Source code of charts:
------------------------------

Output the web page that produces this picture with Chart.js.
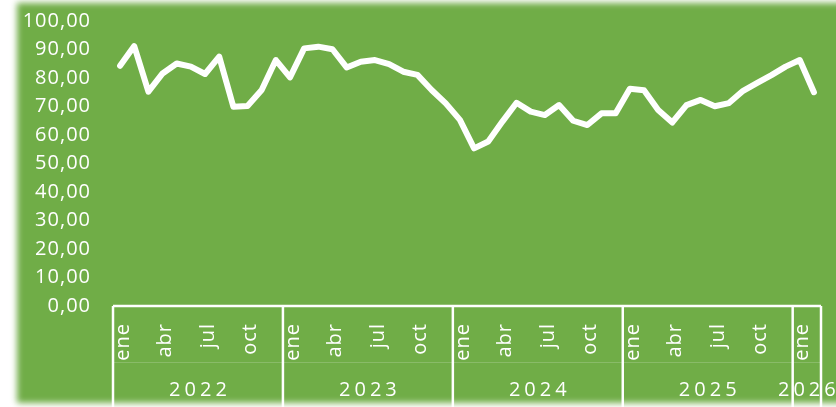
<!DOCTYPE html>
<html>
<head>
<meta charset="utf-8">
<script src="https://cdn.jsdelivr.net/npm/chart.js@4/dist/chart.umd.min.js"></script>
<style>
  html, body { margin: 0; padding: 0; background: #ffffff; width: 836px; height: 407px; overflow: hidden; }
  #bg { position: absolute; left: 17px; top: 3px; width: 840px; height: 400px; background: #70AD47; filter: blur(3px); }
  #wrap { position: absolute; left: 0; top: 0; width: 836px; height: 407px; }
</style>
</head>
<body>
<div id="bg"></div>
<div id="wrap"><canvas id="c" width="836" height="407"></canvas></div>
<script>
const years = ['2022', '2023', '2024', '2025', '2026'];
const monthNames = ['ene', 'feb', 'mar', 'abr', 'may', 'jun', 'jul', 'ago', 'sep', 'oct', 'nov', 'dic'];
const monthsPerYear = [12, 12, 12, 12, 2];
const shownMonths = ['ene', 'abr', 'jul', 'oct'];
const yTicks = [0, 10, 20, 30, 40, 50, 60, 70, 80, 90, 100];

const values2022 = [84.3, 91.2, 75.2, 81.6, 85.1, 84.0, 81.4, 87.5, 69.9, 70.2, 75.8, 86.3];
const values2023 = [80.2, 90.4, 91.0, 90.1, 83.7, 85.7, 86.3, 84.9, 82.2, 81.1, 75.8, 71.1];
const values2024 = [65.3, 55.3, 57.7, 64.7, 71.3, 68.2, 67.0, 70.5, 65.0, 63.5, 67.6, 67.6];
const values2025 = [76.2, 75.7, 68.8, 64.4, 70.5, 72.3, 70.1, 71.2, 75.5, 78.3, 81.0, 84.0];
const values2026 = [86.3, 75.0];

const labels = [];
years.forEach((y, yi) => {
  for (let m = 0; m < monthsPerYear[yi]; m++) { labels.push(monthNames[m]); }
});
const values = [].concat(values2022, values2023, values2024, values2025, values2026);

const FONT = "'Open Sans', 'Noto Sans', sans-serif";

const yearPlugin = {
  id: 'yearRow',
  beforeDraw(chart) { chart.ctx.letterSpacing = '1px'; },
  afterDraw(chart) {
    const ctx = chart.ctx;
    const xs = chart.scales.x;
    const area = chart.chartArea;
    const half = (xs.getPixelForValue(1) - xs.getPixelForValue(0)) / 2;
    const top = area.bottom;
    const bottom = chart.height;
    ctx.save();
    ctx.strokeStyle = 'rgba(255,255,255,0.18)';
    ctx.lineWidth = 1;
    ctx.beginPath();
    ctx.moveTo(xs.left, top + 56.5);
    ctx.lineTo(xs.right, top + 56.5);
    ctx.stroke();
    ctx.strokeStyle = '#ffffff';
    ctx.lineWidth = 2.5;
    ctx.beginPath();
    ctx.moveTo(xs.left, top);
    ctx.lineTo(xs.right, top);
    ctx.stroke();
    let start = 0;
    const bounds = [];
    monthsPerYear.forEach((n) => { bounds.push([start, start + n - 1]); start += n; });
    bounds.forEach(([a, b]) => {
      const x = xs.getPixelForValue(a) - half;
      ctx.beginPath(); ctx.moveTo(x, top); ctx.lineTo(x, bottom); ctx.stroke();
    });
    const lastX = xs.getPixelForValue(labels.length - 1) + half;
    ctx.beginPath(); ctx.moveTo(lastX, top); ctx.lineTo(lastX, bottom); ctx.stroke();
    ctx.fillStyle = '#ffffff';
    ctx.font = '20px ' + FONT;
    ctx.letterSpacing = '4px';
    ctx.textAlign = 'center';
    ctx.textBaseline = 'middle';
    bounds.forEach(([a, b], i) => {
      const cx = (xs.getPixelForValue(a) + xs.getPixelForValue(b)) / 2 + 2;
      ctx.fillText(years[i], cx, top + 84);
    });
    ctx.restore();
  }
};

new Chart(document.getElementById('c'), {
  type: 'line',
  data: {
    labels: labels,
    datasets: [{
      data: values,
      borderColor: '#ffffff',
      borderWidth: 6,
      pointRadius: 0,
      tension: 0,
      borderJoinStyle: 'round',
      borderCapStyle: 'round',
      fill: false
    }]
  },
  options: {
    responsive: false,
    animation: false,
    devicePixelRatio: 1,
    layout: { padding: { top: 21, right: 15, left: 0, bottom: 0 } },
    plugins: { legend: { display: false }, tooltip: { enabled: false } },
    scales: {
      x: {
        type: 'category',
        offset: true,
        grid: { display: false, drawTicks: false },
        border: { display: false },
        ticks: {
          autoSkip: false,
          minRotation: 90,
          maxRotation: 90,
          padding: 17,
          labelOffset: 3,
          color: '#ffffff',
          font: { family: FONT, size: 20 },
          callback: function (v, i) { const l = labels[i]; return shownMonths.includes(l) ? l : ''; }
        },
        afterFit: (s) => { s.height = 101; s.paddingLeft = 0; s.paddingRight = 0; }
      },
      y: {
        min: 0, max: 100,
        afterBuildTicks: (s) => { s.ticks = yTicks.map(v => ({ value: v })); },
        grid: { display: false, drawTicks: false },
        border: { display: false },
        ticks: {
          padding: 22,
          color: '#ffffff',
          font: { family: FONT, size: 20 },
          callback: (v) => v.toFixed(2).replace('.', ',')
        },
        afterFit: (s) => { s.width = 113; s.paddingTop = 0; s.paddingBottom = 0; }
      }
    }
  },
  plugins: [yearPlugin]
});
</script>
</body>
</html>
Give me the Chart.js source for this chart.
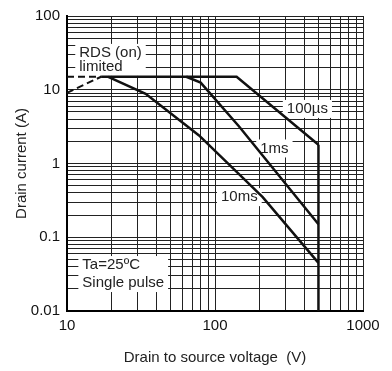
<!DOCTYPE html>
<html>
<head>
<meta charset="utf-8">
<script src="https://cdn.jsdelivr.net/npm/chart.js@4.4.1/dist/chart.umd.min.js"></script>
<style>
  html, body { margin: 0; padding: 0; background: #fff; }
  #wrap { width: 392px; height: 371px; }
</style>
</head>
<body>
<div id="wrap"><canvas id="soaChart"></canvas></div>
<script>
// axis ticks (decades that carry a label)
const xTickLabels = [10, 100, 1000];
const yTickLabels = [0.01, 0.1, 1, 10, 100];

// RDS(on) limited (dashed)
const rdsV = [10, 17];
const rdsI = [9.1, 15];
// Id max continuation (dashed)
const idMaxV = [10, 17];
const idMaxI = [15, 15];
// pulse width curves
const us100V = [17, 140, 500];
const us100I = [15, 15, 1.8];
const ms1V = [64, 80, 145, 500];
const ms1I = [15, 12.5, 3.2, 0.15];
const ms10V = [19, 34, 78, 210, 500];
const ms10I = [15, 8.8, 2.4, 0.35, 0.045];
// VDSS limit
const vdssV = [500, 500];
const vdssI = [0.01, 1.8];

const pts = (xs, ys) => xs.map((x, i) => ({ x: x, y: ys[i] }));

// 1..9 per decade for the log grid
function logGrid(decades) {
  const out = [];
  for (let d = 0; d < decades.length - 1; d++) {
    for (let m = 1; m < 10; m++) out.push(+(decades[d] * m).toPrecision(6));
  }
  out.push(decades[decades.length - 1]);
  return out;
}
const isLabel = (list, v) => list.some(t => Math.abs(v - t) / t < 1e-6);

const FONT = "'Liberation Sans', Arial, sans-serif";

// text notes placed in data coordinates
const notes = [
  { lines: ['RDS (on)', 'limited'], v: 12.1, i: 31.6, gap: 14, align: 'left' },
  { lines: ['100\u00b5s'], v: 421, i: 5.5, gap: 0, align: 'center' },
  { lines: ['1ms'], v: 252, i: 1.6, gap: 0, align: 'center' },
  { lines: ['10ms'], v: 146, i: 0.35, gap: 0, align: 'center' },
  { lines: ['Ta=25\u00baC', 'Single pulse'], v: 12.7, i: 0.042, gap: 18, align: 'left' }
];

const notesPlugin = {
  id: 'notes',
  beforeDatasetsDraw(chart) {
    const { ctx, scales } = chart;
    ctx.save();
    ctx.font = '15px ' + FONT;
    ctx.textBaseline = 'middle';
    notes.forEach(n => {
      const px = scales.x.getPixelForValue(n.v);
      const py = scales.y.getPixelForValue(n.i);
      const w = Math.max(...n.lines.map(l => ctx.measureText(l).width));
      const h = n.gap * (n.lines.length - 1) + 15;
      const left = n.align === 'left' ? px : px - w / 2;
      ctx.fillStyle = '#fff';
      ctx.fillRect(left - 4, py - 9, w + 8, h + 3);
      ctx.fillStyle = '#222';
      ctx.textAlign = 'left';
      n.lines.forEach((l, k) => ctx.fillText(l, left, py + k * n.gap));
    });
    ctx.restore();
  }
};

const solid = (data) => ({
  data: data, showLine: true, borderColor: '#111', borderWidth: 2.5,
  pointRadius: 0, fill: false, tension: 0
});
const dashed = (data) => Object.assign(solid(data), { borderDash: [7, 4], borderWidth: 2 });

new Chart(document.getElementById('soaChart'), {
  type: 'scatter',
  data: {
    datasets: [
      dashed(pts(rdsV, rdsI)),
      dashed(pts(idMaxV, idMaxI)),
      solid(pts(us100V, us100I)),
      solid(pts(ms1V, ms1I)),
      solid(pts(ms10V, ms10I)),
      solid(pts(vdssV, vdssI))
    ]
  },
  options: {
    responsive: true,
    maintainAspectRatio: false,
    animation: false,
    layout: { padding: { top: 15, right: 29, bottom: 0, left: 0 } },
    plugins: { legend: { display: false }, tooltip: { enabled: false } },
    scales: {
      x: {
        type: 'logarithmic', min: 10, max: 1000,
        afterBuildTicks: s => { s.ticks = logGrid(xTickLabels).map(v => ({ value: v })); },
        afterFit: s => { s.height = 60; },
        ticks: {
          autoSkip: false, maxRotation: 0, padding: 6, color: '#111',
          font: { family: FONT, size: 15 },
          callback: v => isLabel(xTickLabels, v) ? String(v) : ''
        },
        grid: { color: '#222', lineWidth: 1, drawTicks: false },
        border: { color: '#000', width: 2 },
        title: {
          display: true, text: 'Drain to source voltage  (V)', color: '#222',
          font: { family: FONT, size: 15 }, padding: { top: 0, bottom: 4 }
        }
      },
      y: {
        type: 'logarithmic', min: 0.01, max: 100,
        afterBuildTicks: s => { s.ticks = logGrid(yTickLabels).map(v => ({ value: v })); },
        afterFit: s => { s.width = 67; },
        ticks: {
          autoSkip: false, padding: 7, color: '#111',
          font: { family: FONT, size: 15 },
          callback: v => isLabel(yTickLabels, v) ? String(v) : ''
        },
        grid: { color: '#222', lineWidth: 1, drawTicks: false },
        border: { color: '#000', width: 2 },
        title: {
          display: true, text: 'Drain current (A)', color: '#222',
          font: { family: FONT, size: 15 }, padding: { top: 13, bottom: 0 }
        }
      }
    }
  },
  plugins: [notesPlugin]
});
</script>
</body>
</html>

------------------------------

=== EXERCISE ===
Only the lines from "Give me the Chart.js source for this chart." through "const yTickLabels = [0.01, 0.1, 1, 10, 100];" should appear in your output, copied exactly with both end lines, and with no pictures.

=== FINISHED TASK ===
Give me the Chart.js source for this chart.
<!DOCTYPE html>
<html>
<head>
<meta charset="utf-8">
<script src="https://cdn.jsdelivr.net/npm/chart.js@4.4.1/dist/chart.umd.min.js"></script>
<style>
  html, body { margin: 0; padding: 0; background: #fff; }
  #wrap { width: 392px; height: 371px; }
</style>
</head>
<body>
<div id="wrap"><canvas id="soaChart"></canvas></div>
<script>
// axis ticks (decades that carry a label)
const xTickLabels = [10, 100, 1000];
const yTickLabels = [0.01, 0.1, 1, 10, 100];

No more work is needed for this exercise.